In the programme note for the performance of this piece by Mr J. D Miller, in May 1917, Professor Tovey writes:

Some time in March last year I had the good fortune to discover the second edition of General Reid's first set of six sonatas for flute, bound up in a volume that begins with an abridged translation of Fux's "Gradus ad Parnassum" and contains some flute sonatas of Vinci, who seems to be as much General Reid's model as Burney asserts him to be Graun's.  It also contains some mysterious violin sonatas "by a Gentleman" printed privately, - very privately indeed, for no manuscript could be more illegible.  I am not sure that these may not also be of General Reid's composition;  in the meantime his well printed and well attested first set of flute solos shall henceforth be produced in regular order at the first concert of each season of the Reid Orchestra; and produced in the middle of the programme as things worth hearing for their own sake, as well as by way of reparation to the injury that has been done to the musicianship and taste of this distinguished eighteenth-century amateur by producing some garbled versions of isolated tunes from his sonatas, "shewing the taste of his time" by orchestration in the style of the Great Exhibition of 1851.

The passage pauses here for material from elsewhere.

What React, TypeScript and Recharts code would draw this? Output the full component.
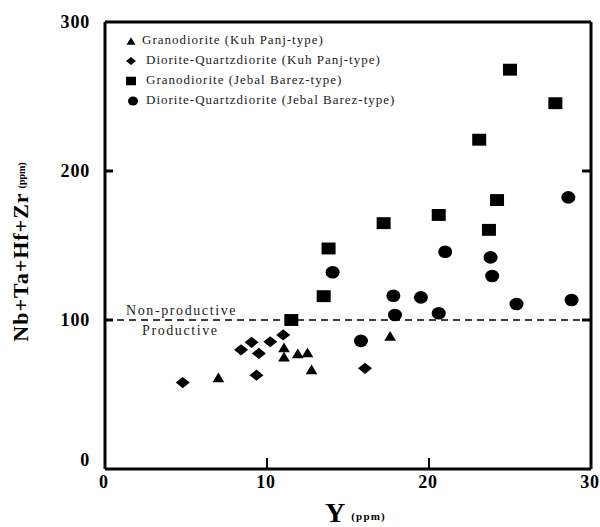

I have endeavoured to interpret his ornamentations according to what Burney (writing in 1780) would have called "the modern way of taking appoggiaturas and notes of taste"; and it is delightful to learn from Mr Miller that a certain sign, unfamiliar to me, used by General Reid in warbling passages, is still in traditional use in Edinburgh to indicate "double-tongueing."
Frequenters of the old Reid Concerts and of the Historical Concerts will recognise the third movement as the "Pastorale" that, in what has hitherto been known as General Reid's music, did duty for the Flute Solo stipulated by him.  He would not have appreciated its partial transporition to that upper octave to which the full orchestra banishes the flute.  To the eighteenth-century music lover the soul of the flute resided in its gentle lower register.